Ever wonder why there are three holes on a coconut? Those holes are germination pores: one is functional and two are plugged.
Cake Ingredients
2 sticks (8 oz) unsalted butter, at room temperature
1/2 cup sweetened shredded coconut, plus more for sprinkling
1 3/4 cups granulated sugar
4 large eggs, room temperature
2 3/4 cups all-purpose flour
1 1/2 teaspoons baking powder
1/2 teaspoon baking soda
1/2 teaspoon salt
3/4 cup sweetened coconut cream
1/2 cup unsweetened coconut milk
1 1/2 teaspoon vanilla extract
1 1/2 teaspoon pure coconut extract
Filling Ingredients
3/4 cup unsweetened coconut milk
1/2 cup granulated sugar
2 tablespoons all-purpose flour
1 (7-ounce) pkg sweetened shredded coconut
1 teaspoon vanilla extract
Frosting
4 cups powdered sugar
1 tsp. Vanilla extract
1 tsp. Coconut extract
½ cup softened butter
8 oz softened cream cheese
1 cup shredded coconut (optional)
Directions
- Preheat the oven to 350°F. Butter and lightly flour three 8-by-2-inch round cake pans, then line the bottoms with parchment paper.
- Beat the butter in the bowl of a stand mixer until smooth. Add the coconut then add the sugar gradually and beat until fluffy, 3 to 5 minutes.
- Add the eggs, one at a time, beating well after each addition.
- Whisk the flour, baking powder, baking soda, and salt in a medium bowl. In another bowl, whisk together the coconut milk, coconut cream, and extracts.
- Spoon the flour mixture into the creamed butter in four additions, alternating with the coconut milk mixture, beating well after each addition. Divide the batter among the cake pans.
- Bake for 30 to 35 minutes or until a cake tester inserted in the center of a cake comes out clean.
TIP: Resist overbaking the cake. It will be unpleasantly dry. Let the cakes cool in the pans for 15 minutes. Remove from the pans and cool completely on a wire rack.
Directions-Coconut Filling
- Whisk the coconut milk, sugar, and flour in a medium saucepan until smooth.
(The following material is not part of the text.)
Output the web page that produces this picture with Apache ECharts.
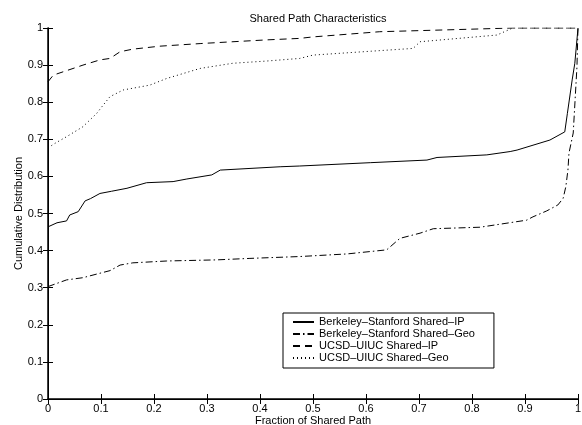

- Cook, stirring constantly, over medium-high heat until thickened and bubbly, about five minutes. Remove from the heat, then stir in the coconut flakes and vanilla extract. Cool to room temperature.
- Spread half of the cooled filling between the first two layers of cake, then the other half between the second and third layers.
Frosting
Make the frosting by beating together the sugar, vanilla, coconut extract, butter and cream cheese. Spread on cooled cake. If desired, press shredded coconut on the top and sides of the cake.